They'd come to learn she was a slave for a high-ranking midwife and had learned a great deal about curing illnesses and delivering babies. Even though the sickness had rendered Mama crippled in one leg, Mama still offered her services and gave aid for both the delivery of babies and curing of illnesses.

It was years before Papa fell in love with her and then they had me and five more children before Papa died of the green vein illness. Mama did all she could to find him a cure, but it was reserved for the high echelons of Arjana. When Mama's skills in traditional medicine failed, she turned to witchcraft.

The practice of magic was banned for all slaves. We were neither taught nor given the blessing of Amadioha. Only one priestess in the whole village gave counsel to slaves.

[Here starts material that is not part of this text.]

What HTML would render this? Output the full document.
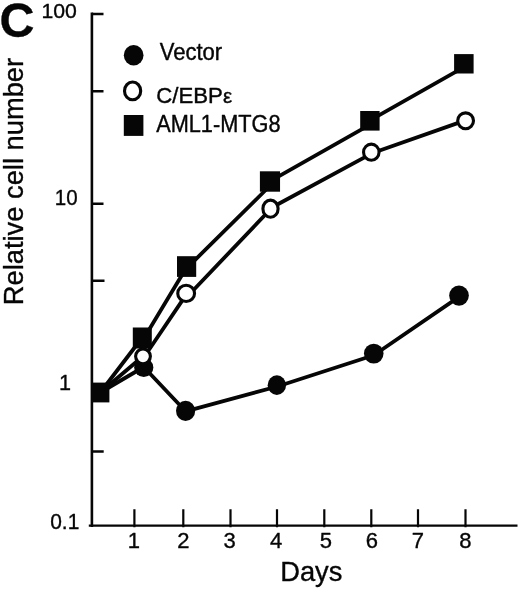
<!DOCTYPE html>
<html lang="en">
<head>
<meta charset="utf-8">
<title>Figure C</title>
<style>
html,body{margin:0;padding:0;background:#fff;}
body{width:520px;height:589px;overflow:hidden;}
svg{display:block;}
text{font-family:"Liberation Sans",sans-serif;fill:#060606;stroke:#060606;stroke-width:0.35px;stroke-linejoin:round;}
.leg text{stroke-width:0.4px;}
.tick{font-size:21.6px;}
.leg{font-size:21.7px;}
.ttl{font-size:27.3px;}
</style>
</head>
<body>
<svg width="520" height="589" viewBox="0 0 520 589">
<rect width="520" height="589" fill="#fff"/>
<!-- axes -->
<g stroke="#060606" fill="none" stroke-linecap="butt">
<path stroke-width="2.6" d="M91.9 12.6V527"/>
<path stroke-width="2.4" d="M88.8 525.6H517.5"/>
<path stroke-width="2.5" d="M92 13.9H103.5M92 91.3H103.5M92 203.8H103.5M92 280.8H104.5M92 451.5H103.7"/>
<path stroke-width="2.2" d="M134.4 509.2V527.2M183.3 509.2V527.2M230.5 509.2V527.2M277 509.2V527.2M324.3 509.2V527.2M371.3 509.2V527.2M418 509.2V527.2M465.5 509.2V527.2"/>
</g>
<!-- series lines -->
<g stroke="#060606" stroke-width="3.8" fill="none" stroke-linejoin="round" stroke-linecap="round">
<path d="M100.3 392.5L143.75 367L185.6 411.3L277.25 386.5L373.75 355.3L459 296.9"/>
<path d="M100.3 392.5L143 356.3M144.6 356.3L187.1 293.4M186.15 297.8L270.5 209.2M270.9 208L371.9 153.3L465.4 120.4"/>
<path d="M100.3 392.5L142.3 337.5M144.4 337.5L186.8 267M186.6 268.3L270.25 185.5M270.25 181.2L370 124.6M370 120.3L464 67.2"/>
</g>
<!-- filled circles -->
<g fill="#060606">
<circle cx="143.75" cy="367.5" r="9.6"/>
<ellipse cx="185.6" cy="410.8" rx="9.6" ry="10.1"/>
<ellipse cx="276.85" cy="385.15" rx="9.2" ry="9.85"/>
<ellipse cx="373.75" cy="353.6" rx="9.8" ry="9.95"/>
<ellipse cx="459" cy="295.6" rx="9.85" ry="10.2"/>
<ellipse cx="133.65" cy="55.3" rx="9.85" ry="10.2"/>
</g>
<!-- open circles -->
<g fill="#fff" stroke="#060606" stroke-width="3.1">
<circle cx="143" cy="356.3" r="7.4"/>
<ellipse cx="186.15" cy="293.4" rx="8.4" ry="8.1"/>
<ellipse cx="270.5" cy="208.7" rx="7.6" ry="8.6"/>
<ellipse cx="371.3" cy="152.2" rx="7.75" ry="8.05"/>
<circle cx="465.6" cy="120.8" r="7.9"/>
<ellipse cx="132.6" cy="90.9" rx="8.1" ry="8.9"/>
</g>
<!-- squares -->
<g fill="#060606">
<rect x="91.2" y="382.6" width="18.2" height="19.8"/>
<rect x="132.8" y="327.5" width="19" height="21"/>
<rect x="177" y="256.2" width="19.2" height="20.7"/>
<rect x="259.9" y="171.3" width="20.15" height="20.4"/>
<rect x="360.2" y="111" width="19.4" height="19.6"/>
<rect x="454.1" y="54.1" width="19.5" height="19.4"/>
<rect x="123.8" y="115" width="19.6" height="20.9"/>
</g>
<!-- labels -->
<text x="-0.6" y="37.3" style="font-size:48.4px;font-weight:bold">C</text>
<g class="tick" text-anchor="end">
<text transform="translate(76.8,17.8) scale(1.025,1)" style="font-size:20.7px">100</text>
<text transform="translate(77.6,205.4) scale(0.91,1)" style="font-size:22.6px">10</text>
<text transform="translate(71,389.6) scale(1,1)">1</text>
<text transform="translate(79.3,528.9) scale(0.97,1)">0.1</text>
</g>
<g class="tick" text-anchor="middle">
<text transform="translate(133.8,548.3) scale(1.02,1)">1</text>
<text transform="translate(183.4,548.3) scale(1.02,1)">2</text>
<text transform="translate(229.5,548.3) scale(1.02,1)">3</text>
<text transform="translate(276.2,548.3) scale(1.02,1)">4</text>
<text transform="translate(325.8,548.3) scale(1.02,1)">5</text>
<text transform="translate(371.9,548.3) scale(1.02,1)">6</text>
<text transform="translate(417.9,548.3) scale(1.02,1)">7</text>
<text transform="translate(465.4,548.3) scale(1.02,1)">8</text>
</g>
<g class="leg">
<text transform="translate(159.7,60.4) scale(0.955,1)" style="font-size:23.1px">Vector</text>
<text x="156.3" y="102.8" style="font-size:22.2px">C/EBP<tspan style="font-size:20.6px">ε</tspan></text>
<text transform="translate(156.2,131.9) scale(0.933,1)" style="font-size:23.3px">AML1-MTG8</text>
</g>
<text class="ttl" x="280.2" y="580.5">Days</text>
<text class="ttl" transform="translate(23.2,305.2) rotate(-90)">Relative cell number</text>
</svg>
</body>
</html>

But it was too late. The priestess said his soul had already crossed. All that was left was the death of his body. The priestess gave Mama a poisonous potion to help Papa die. It was tradition among the slaves to poison to death, anyone infected with the disease, else they'd be subjected to months of pain, only to find death in the end.

Mama could not bring herself to assist her husband in death. So I did it for her. I placed his head on my tiny lap, pressed his cheeks open and poured in the slimy potion. Then I waited. I prayed his death would come soon so Mama would be free of the pain. He didn't die until dawn, and by midday, he was buried.

He was my best friend, and as a boy, I looked up to him for everything. I took solace in the truth that I had made it easier for Mama and Papa. But at only eleven years of age, it was a pain too great to carry. My nights were long with tears and worry.

The Kingdom of Arjana prospered on the backs of so-called servants, who could very much still be likened to the same kind of slaves the queen claimed to have freed. Slaves built homes, ran the markets, tended to children and for a pay of less than ten cowries a month, when the minimum wage in Arjana was set at thousand cowries a month. Servants were the lowest and poorest in Arjana.

The children of the kingdom still sang praises of the queen, and even among slaves, children would gather at moonlight under the orange tree and listen to stories about her great conquest. The words shaped her tale like a beacon of hope to me, but to other children, a symbol of oppression. I could not understand how it was, that a queen who once fought for the voiceless could not have cared less for the people of her kingdom.

When I played sword games with other children, I'd play as her. I drew her in the sand and molded her with clay to the dismay of other children. During the masquerade festival, when everyone dressed up in costume, I'd dress like her. When I laid down in my little corner in the hut, on a worn out straw mat next to Papa, I'd imagine her bursting into the hut and freeing me from chains of poverty and torment.

In my dreams, I came to know the curves of her smile and the warmth of her touch. Every night for years, the moment sleep took me, it was as though my soul would travel to another dimension, another realm, where she was waiting for me under an orange tree. I would float sometimes through clouds. Other times I would be gliding through crystal clear water in the deep ocean, experiencing magical water beings. Sometimes, there would be a lion waiting for me outside the hut to carry me to her.

I'd run into her arms the moment I saw her, and afterwards, she'd feed me from a red basket filled with udara, apple and oranges. In my dreams, the seeds of udara and oranges were sweet and soft unlike in real life where they were hard and sour. I'd chew them while she told me stories.

When I woke, the memory of her face would escape me. But throughout the day, I'd spent hours daydreaming about falling asleep at night and floating through the sky to the orange tree where I always met her.

My fantasies and admiration for the queen knew no bounds. For a time as a boy, she was a sign of something true and bright. She was my savior and queen. But Papa's passing had awakened me to what she truly was—Evil.

After my grandparents passed, my widowed crippled mother, who had worked for years as a midwife and nurse in Uwari was forced to relocate my five siblings and I to the capital of the kingdom: Ara. There was barely enough for her to use and cater to her children and we were beginning to suffer the same fate of starvation she once suffered as a slave.

My uncle, the cousin of my grandmother, a low chief in the kingdom offered my mother work as a maid in his castle and free lodging in a medium sized hut far enough from his mansion. For the first time since I was born, Mama had a separate room from her children. With twenty cowries a month, it was more pay than Mama had seen in a year.

Upon arrival, there was no way I was going to allow Mama to work in her condition.

Mama's work had always involved sitting and tending to patients, whereas my uncle's castle would require her to walk long distances all day, mopping and dusting, doing all sorts of tedious jobs on her single leg. I took over her job and Mama began selling pumpkin seeds and vegetables in the local market.

It was two years before we could afford to enlist my twin younger brothers and triplet sisters in school to learn all the things I never got a chance to learn. And soon we could afford to eat once everyday without begging for scraps.

Though I did menial jobs in the lower side of the city where servants could roam freely, from pushing wheelbarrows for traders in the local market, running a weekend laundry stall in the cleaning factory, and occasionally nannying the children of middle class citizens who couldn't afford to hire vast amounts of servants, working for my uncle paid the most, but it was the one I loathed the most.